Exercise task »
Word for word, print each line of the listing below; pictures stay out.

Source data »
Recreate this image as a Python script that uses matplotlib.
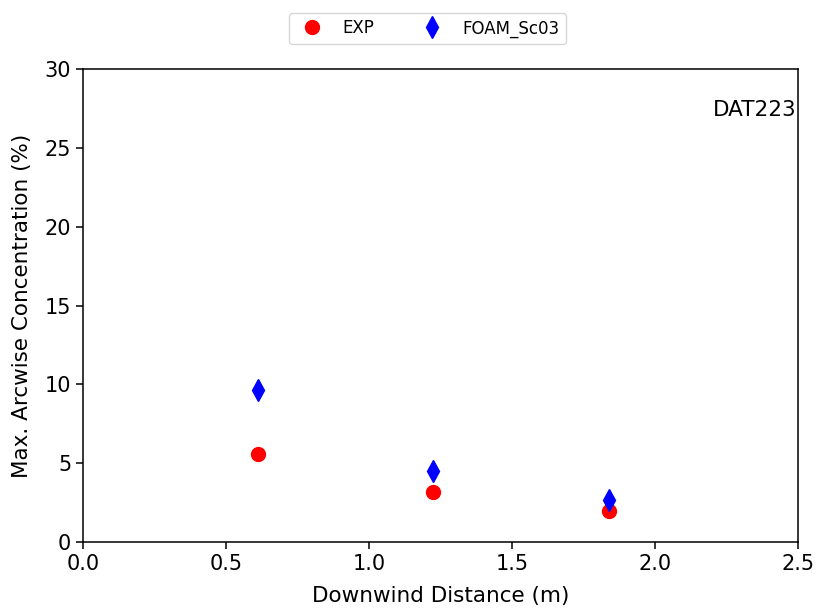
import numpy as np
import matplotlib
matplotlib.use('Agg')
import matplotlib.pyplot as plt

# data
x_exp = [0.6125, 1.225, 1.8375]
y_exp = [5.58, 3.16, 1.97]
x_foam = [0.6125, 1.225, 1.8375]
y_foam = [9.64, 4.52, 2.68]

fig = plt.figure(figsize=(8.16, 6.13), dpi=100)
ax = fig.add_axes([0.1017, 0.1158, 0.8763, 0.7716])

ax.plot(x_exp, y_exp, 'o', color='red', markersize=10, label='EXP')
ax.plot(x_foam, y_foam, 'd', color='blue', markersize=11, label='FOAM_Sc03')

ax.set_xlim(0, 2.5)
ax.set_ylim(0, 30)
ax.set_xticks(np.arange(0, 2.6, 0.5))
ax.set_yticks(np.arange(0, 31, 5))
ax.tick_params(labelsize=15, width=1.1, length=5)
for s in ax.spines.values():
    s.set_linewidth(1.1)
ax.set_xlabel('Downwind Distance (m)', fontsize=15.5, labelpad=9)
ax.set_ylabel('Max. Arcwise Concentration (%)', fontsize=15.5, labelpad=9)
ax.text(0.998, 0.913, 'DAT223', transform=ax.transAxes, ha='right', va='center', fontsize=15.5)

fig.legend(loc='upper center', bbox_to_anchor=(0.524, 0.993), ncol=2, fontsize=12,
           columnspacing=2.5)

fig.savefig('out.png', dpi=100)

Exercise response »
Recreate this image as a Python script that uses matplotlib.
import numpy as np
import matplotlib
matplotlib.use('Agg')
import matplotlib.pyplot as plt

# data
x_exp = [0.6125, 1.225, 1.8375]
y_exp = [5.58, 3.16, 1.97]
x_foam = [0.6125, 1.225, 1.8375]
y_foam = [9.64, 4.52, 2.68]

fig = plt.figure(figsize=(8.16, 6.13), dpi=100)
ax = fig.add_axes([0.1017, 0.1158, 0.8763, 0.7716])

ax.plot(x_exp, y_exp, 'o', color='red', markersize=10, label='EXP')
ax.plot(x_foam, y_foam, 'd', color='blue', markersize=11, label='FOAM_Sc03')

ax.set_xlim(0, 2.5)
ax.set_ylim(0, 30)
ax.set_xticks(np.arange(0, 2.6, 0.5))
ax.set_yticks(np.arange(0, 31, 5))
ax.tick_params(labelsize=15, width=1.1, length=5)
for s in ax.spines.values():
    s.set_linewidth(1.1)
ax.set_xlabel('Downwind Distance (m)', fontsize=15.5, labelpad=9)
ax.set_ylabel('Max. Arcwise Concentration (%)', fontsize=15.5, labelpad=9)
ax.text(0.998, 0.913, 'DAT223', transform=ax.transAxes, ha='right', va='center', fontsize=15.5)

fig.legend(loc='upper center', bbox_to_anchor=(0.524, 0.993), ncol=2, fontsize=12,
           columnspacing=2.5)

fig.savefig('out.png', dpi=100)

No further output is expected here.